Mr Casey said he plans to speak with officials in Tipperary County Council tomorrow about buying the six homes at Cabragh Bridge that were at the centre of negative comments the former Presidential candidate made about the Travelling community.
Speaking to the Sunday Independent yesterday, Mr Casey said he will offer Tipperary County Council €1m for the six homes.
He then plans to turn the enclave into a gated community equipped with security cameras, before making the homes available to rent.
He insisted the homes will be made available at competitive prices for prospective tenants on a five-year lease.
At the end of the lease he will offer the tenants an opportunity to buy the homes. He has also promised to provide a loan at a competitive rate to help them fund 50pc of the cost of buying the home.
“They will have to get the remaining 50pc from one of the commercial banks or elsewhere,” Mr Casey said.
The €1.7m estate has been at the centre of a bitter stand-off between Tipperary County Council and local Travellers. This led to Mr Casey claiming the State’s recognition of the Travelling community as an ethnic minority was “a load of nonsense”.
Two five-bedroom houses and four three-bedroom houses were initially built for members of an extended Traveller family, who eventually refused to move into the completed homes in late 2018 claiming the council should also provide stables and land for their horses. The houses have remained vacant since.
Mr Casey said he has been in informal contact with the local authority about the homes but his offer has not yet been made. Plans are in place for him to make the €1m offer to Tipperary County Council officials tomorrow.

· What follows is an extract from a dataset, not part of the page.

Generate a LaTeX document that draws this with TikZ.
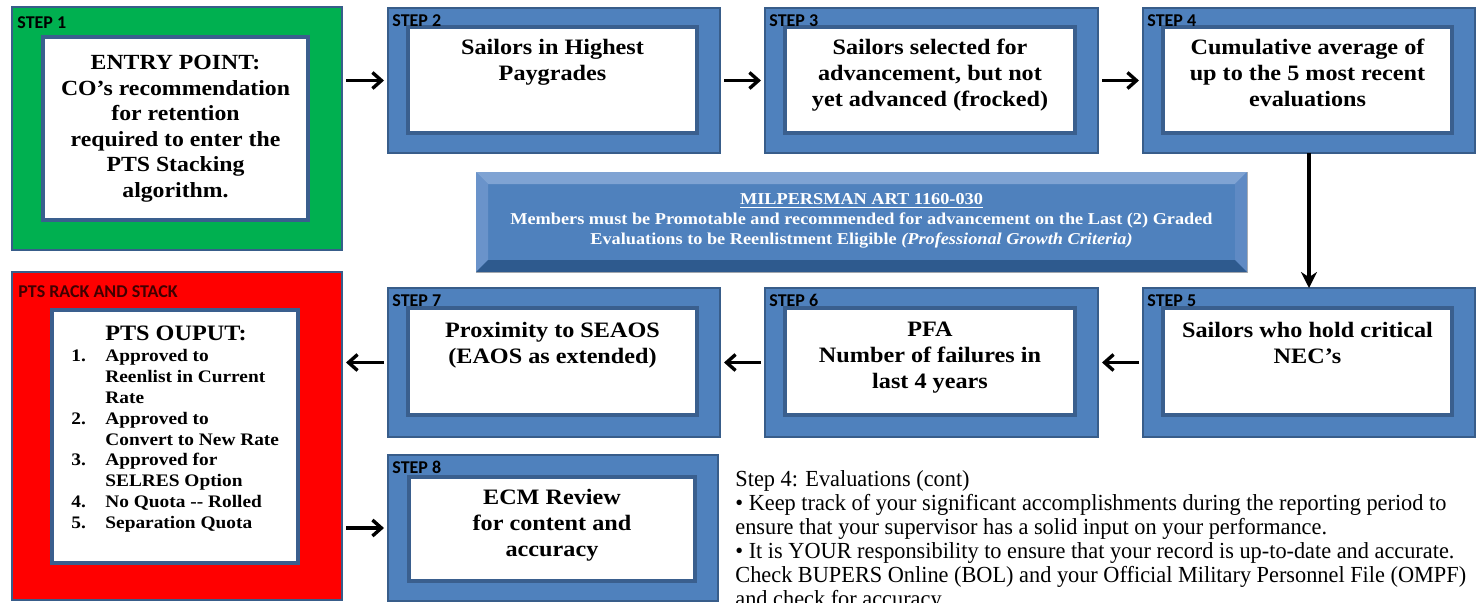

The intention behind the purchase is to raise awareness of the vacant or unoccupied houses throughout the country that could be used to solve the housing crisis, he said.
“I will definitely make money, I am not Robin Hood. I see it as a solution towards solving a problem that is there. These houses are sitting there empty, it is just ridiculous,” he said.
“Instead of giving people free houses, the Government needs to co-fund people into buying them – make it affordable to buy homes.
“If somebody has rented a house for five years they have demonstrated they are financially solid, so I would have no problem co-funding them and loaning them 50pc of the money they need to make the payment.”
Yesterday Mr Casey said he expected to make a profit of 1pc to 5pc from the scheme if his plans to purchase were successful.
If his profit margin increases to 10pc or more he said sums made above this threshold will be donated to charity. He insisted €1m was a fair price for the properties.
“I will make them a very attractive place to live and I would hope to eventually get planning permission to build more houses around there.
“I will put them on the rental market and whoever wants to rent them will be interviewed and they will be made [available at] a very affordable rent.
“Then at the end of five years I will give them an option to buy the property at market rate if they have been good tenants. If they want to buy them I will give them a loan for up to 50pc towards the cost of purchasing.”